Because One UI 9 is built on Android 17, Galaxy users get access to several platform‑level enhancements on top of Samsung’s own features. One highlight is a new system‑level contacts picker, which lets you grant apps access only to specific contacts instead of your entire address book, tightening privacy. Android 17 also introduces Advanced Protection Mode for stronger device security, alongside system alerts that help identify high‑risk apps and give you tools to block their installation or execution. Multitasking gets a boost with the ability to open any app in a floating bubble, while improved adaptive layouts encourage developers to optimize their apps across phones, tablets, foldables, and larger screens.

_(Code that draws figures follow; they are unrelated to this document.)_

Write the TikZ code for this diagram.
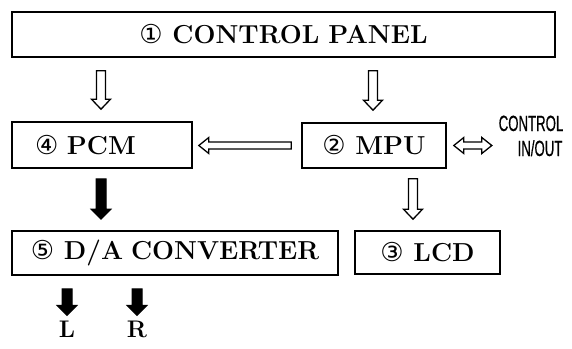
\documentclass[tikz,border=0pt]{standalone}
\usepackage{fontspec}
\usetikzlibrary{calc}
\newfontfamily\circfont{DejaVu Sans}
\newfontfamily\narrowfont{Liberation Sans}[FakeStretch=0.6,FakeBold=0.5]

\tikzset{
	shaft half/.store in=\shafthalf, shaft half=4.5pt,
	head half/.store in=\headhalf, head half=9.5pt
}
% block arrow from #2 (tail) to #3 (tip)
\newcommand{\blockarrow}[3][]{%
	\path ($(#3)!10pt!(#2)$) coordinate (ba-c);
	\draw[#1] ($(#2)!\shafthalf!90:(#3)$) -- ($(ba-c)!\shafthalf!-90:(#2)$)
		-- ($(ba-c)!\headhalf!-90:(#2)$) -- (#3) -- ($(ba-c)!\headhalf!90:(#2)$)
		-- ($(ba-c)!\shafthalf!90:(#2)$) -- ($(#2)!\shafthalf!-90:(#3)$) -- cycle;}
% block arrow with a tip at both ends
\newcommand{\dblarrow}[3][]{%
	\path ($(#2)!10pt!(#3)$) coordinate (ba-a) ($(#3)!10pt!(#2)$) coordinate (ba-b);
	\draw[#1] (#2) -- ($(ba-a)!\headhalf!90:(#3)$) -- ($(ba-a)!\shafthalf!90:(#3)$)
		-- ($(ba-b)!\shafthalf!-90:(#2)$) -- ($(ba-b)!\headhalf!-90:(#2)$) -- (#3)
		-- ($(ba-b)!\headhalf!90:(#2)$) -- ($(ba-b)!\shafthalf!90:(#2)$)
		-- ($(ba-a)!\shafthalf!-90:(#3)$) -- ($(ba-a)!\headhalf!-90:(#3)$) -- cycle;}
\newcommand{\cnum}[1]{{\mdseries\circfont #1}}

\begin{document}
\begin{tikzpicture}[
		x=1pt,y=-1pt,
		unitbox/.style={draw=black,line width=1.6pt,fill=white,inner sep=0pt,
			font=\bfseries\fontsize{26}{30}\selectfont},
		hollow/.style={draw=black,fill=white,line width=1.3pt,line join=miter},
		solid/.style={draw=black,fill=black,line width=1pt,line join=miter,
			shaft half=5pt,head half=10pt},
		flat/.style={shaft half=3.5pt,head half=8pt},
		outlabel/.style={inner sep=3pt,font=\bfseries\fontsize{24}{28}\selectfont},
		iolabel/.style={inner sep=0pt,text height=16pt,text depth=0pt,
			font=\narrowfont\fontsize{22}{24}\selectfont}
		]
		\useasboundingbox (0,0) rectangle (572,348);

		\node[unitbox,minimum width=543pt,minimum height=45pt] (panel) at (283.5,34.5)
			{\cnum{①}\ CONTROL\hspace{9pt}PANEL};
		\node[unitbox,minimum height=46pt,text width=134pt,inner xsep=23pt,align=left]
			(pcm) at (102,145) {\cnum{④}\ PCM};
		\node[unitbox,minimum width=144pt,minimum height=45pt] (mpu) at (374,145.5)
			{\cnum{②}\ MPU};
		\node[unitbox,minimum width=326pt,minimum height=44pt] (da) at (175,253)
			{\cnum{⑤}\ D/A\hspace{8pt}CONVERTER};
		\node[unitbox,minimum width=145pt,minimum height=43pt] (lcd) at (427.5,252.5)
			{\cnum{③}\ LCD};

		\node[iolabel] (ctrl) at (531,123) {CONTROL};
		\node[iolabel] (inout) at (540,148) {IN/OUT};
		\node[outlabel,anchor=base] (lout) at (67,337) {L};
		\node[outlabel,anchor=base] (rout) at (137,337) {R};

		\coordinate (panel-pcm) at ($(panel.south -| pcm.north)+(-1,13)$);
		\coordinate (pcm-top) at ($(pcm.north)+(-1,-12)$);
		\coordinate (panel-mpu) at ($(panel.south -| mpu.north)+(-1,13)$);
		\coordinate (mpu-top) at ($(mpu.north)+(-1,-12)$);
		\coordinate (mpu-left) at ($(mpu.west)+(-10,0)$);
		\coordinate (pcm-right) at ($(pcm.east |- mpu.west)+(6,0)$);
		\coordinate (mpu-right) at ($(mpu.east)+(7,0)$);
		\coordinate (io-left) at ($(mpu.east)+(45,0)$);
		\coordinate (pcm-bot) at ($(pcm.south)+(-1,10)$);
		\coordinate (da-top) at ($(da.north -| pcm.south)+(-1,-11)$);
		\coordinate (mpu-bot) at ($(mpu.south)+(39,10)$);
		\coordinate (lcd-top) at ($(lcd.north)+(-14.5,-11)$);
		\coordinate (da-l) at ($(da.south -| lout.north)+(0,13)$);
		\coordinate (l-top) at ($(lout.north)+(0,-2)$);
		\coordinate (da-r) at ($(da.south -| rout.north)+(0,13)$);
		\coordinate (r-top) at ($(rout.north)+(0,-2)$);

		\blockarrow[hollow]{panel-pcm}{pcm-top}
		\blockarrow[hollow]{panel-mpu}{mpu-top}
		\blockarrow[hollow,flat]{mpu-left}{pcm-right}
		\dblarrow[hollow,flat]{mpu-right}{io-left}
		\blockarrow[solid]{pcm-bot}{da-top}
		\blockarrow[hollow]{mpu-bot}{lcd-top}
		\blockarrow[solid]{da-l}{l-top}
		\blockarrow[solid]{da-r}{r-top}
	\end{tikzpicture}
\end{document}
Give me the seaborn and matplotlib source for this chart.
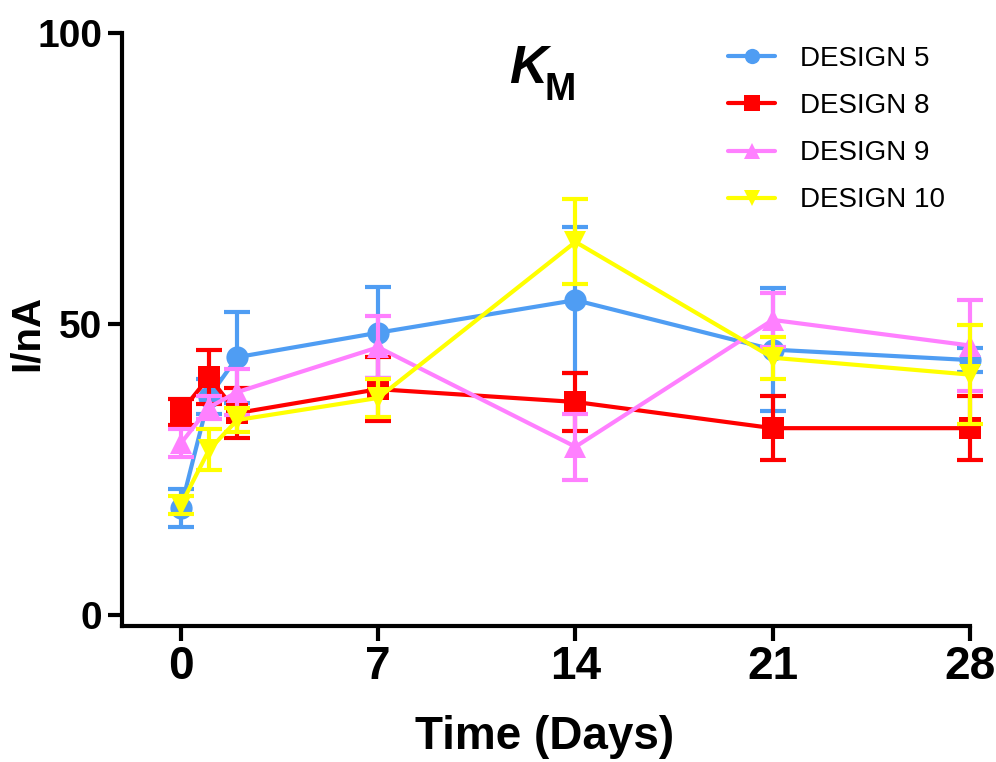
import numpy as np
import pandas as pd
import matplotlib
matplotlib.use("Agg")
import matplotlib.pyplot as plt
from matplotlib.lines import Line2D
import seaborn as sns

# data (mean and error, I/nA)
days = [0, 1, 2, 7, 14, 21, 28]
designs = ["DESIGN 5", "DESIGN 8", "DESIGN 9", "DESIGN 10"]
design5 = [18.4, 37.5, 44.3, 48.5, 54.1, 45.6, 43.8]
design5_err = [3.3, 3.0, 7.8, 7.8, 12.5, 10.5, 2.0]
design8 = [34.9, 40.9, 34.7, 38.8, 36.6, 32.1, 32.1]
design8_err = [2.2, 4.6, 4.3, 5.5, 5.0, 5.5, 5.5]
design9 = [29.5, 35.7, 38.3, 46.0, 28.9, 50.7, 46.3]
design9_err = [2.4, 2.0, 4.0, 5.3, 5.7, 4.6, 7.8]
design10 = [18.9, 28.4, 33.5, 37.3, 64.1, 44.2, 41.3]
design10_err = [1.5, 3.5, 2.0, 3.2, 7.3, 3.6, 8.5]

colors = ["#4F9DF3", "#FF0000", "#FF80FF", "#FFFF00"]
markers = ["o", "s", "^", "v"]

means = [design5, design8, design9, design10]
errs = [design5_err, design8_err, design9_err, design10_err]

df = pd.concat([
    pd.DataFrame({"day": days, "I": m, "err": e, "design": name})
    for name, m, e in zip(designs, means, errs)
], ignore_index=True)

sns.set_style("ticks")
plt.rcParams["font.family"] = ["Liberation Sans", "DejaVu Sans"]
plt.rcParams["text.color"] = "black"
plt.rcParams["axes.labelcolor"] = "black"
plt.rcParams["xtick.color"] = "black"
plt.rcParams["ytick.color"] = "black"

fig = plt.figure(figsize=(9.96, 7.62), dpi=100)
ax = fig.add_axes([0.1225, 0.1785, 0.8514, 0.7782])

for i, (name, c, mk) in enumerate(zip(designs, colors, markers)):
    sub = df[df["design"] == name]
    ax.errorbar(sub["day"], sub["I"], yerr=sub["err"], fmt="none", ecolor=c,
                elinewidth=3, capsize=9.5, capthick=3, zorder=3 + 2 * i, clip_on=False)
    sns.lineplot(data=sub, x="day", y="I", color=c, marker=mk, markersize=16,
                 markeredgewidth=0, linewidth=3, legend=False, ax=ax,
                 zorder=4 + 2 * i, clip_on=False)

ax.set_xlim(-2.09, 28)
ax.set_ylim(-1.89, 100)
ax.set_xticks([0, 7, 14, 21, 28])
ax.set_yticks([0, 50, 100])

for side in ["top", "right"]:
    ax.spines[side].set_visible(False)
for side in ["left", "bottom"]:
    ax.spines[side].set_linewidth(3)
    ax.spines[side].set_color("black")

ax.tick_params(axis="x", length=11, width=3, pad=3, labelsize=33,
               color="black", labelcolor="black")
ax.tick_params(axis="y", length=10, width=3, pad=4, labelsize=28,
               color="black", labelcolor="black")
for lab in ax.get_xticklabels() + ax.get_yticklabels():
    lab.set_fontweight("bold")

ax.set_xlabel("Time (Days)", fontsize=33, fontweight="bold", color="black")
ax.set_ylabel("I/nA", fontsize=29, fontweight="bold", color="black")
ax.xaxis.set_label_coords(0.498, -0.15)
ax.yaxis.set_label_coords(-0.09, 0.494)

# title K_M
fig.text(509 / 996, 1 - 83 / 762, "K", fontsize=38, fontweight="bold",
         fontstyle="italic", ha="left", va="baseline", color="black")
fig.text(544 / 996, 1 - 100 / 762, "M", fontsize=27, fontweight="bold",
         ha="left", va="baseline", color="black")

handles = [Line2D([0], [0], color=c, marker=mk, markersize=11, markeredgewidth=0, linewidth=3)
           for c, mk in zip(colors, markers)]
fig.legend(handles, designs, loc="upper left", bbox_to_anchor=(0.731, 0.9396),
           frameon=False, fontsize=20, handlelength=1.7, handletextpad=0.9,
           labelspacing=0.76, borderpad=0, borderaxespad=0, labelcolor="black")

fig.savefig("out.png", dpi=100)
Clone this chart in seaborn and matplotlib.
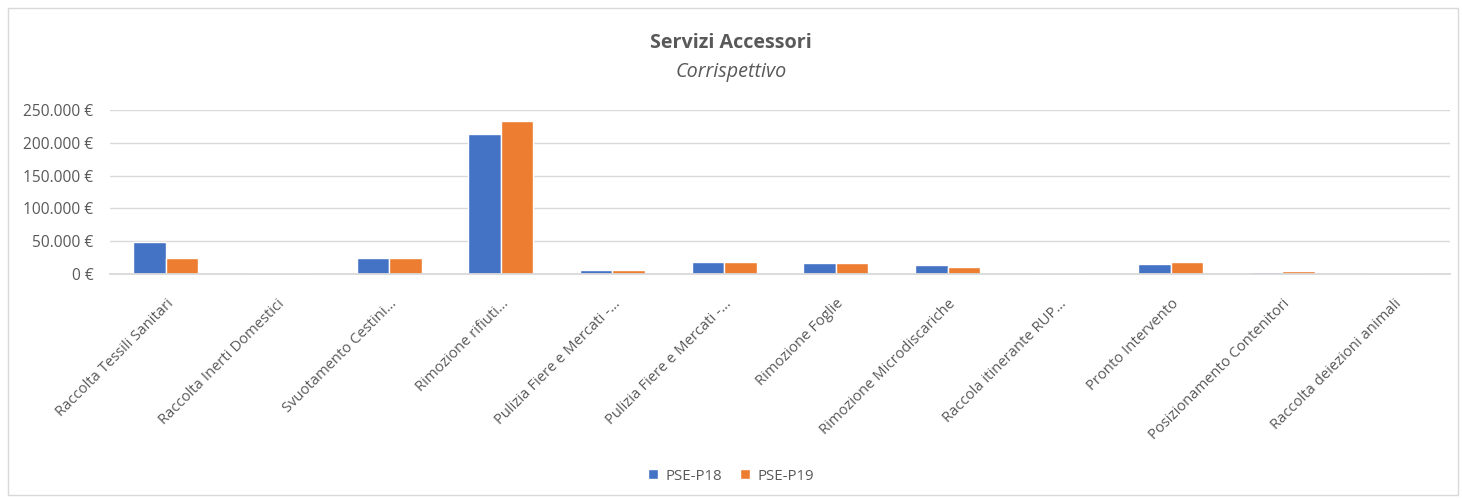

Additional upgrades include better direct satellite connectivity when cellular networks fail, more accurate ultra‑wideband distance measurements, and gaming‑focused performance improvements that One UI 9 can tap into.

Beta Rollout, Device Eligibility, and What Comes Next

The One UI 9 beta started rolling out this week for the Galaxy S26, S26+, and S26 Ultra, with sign‑ups handled via the Samsung Members app. While this initial wave targets Samsung’s current flagship phones, the company has confirmed a broader roadmap: recent Galaxy S and Z devices, select Galaxy A models, and newer Galaxy Tab S tablets are all slated to receive the Samsung Galaxy update once development matures. Samsung typically delivers multiple major Android generations per device, and One UI 9 will continue that pattern as it moves toward a stable release expected around the middle of the year. Future beta builds are likely to expand on Galaxy AI features and UI polish as Google reveals more Android 17 features. For now, the beta offers an early look at how One UI 9 blends new customization, security, and usability into Samsung’s familiar interface.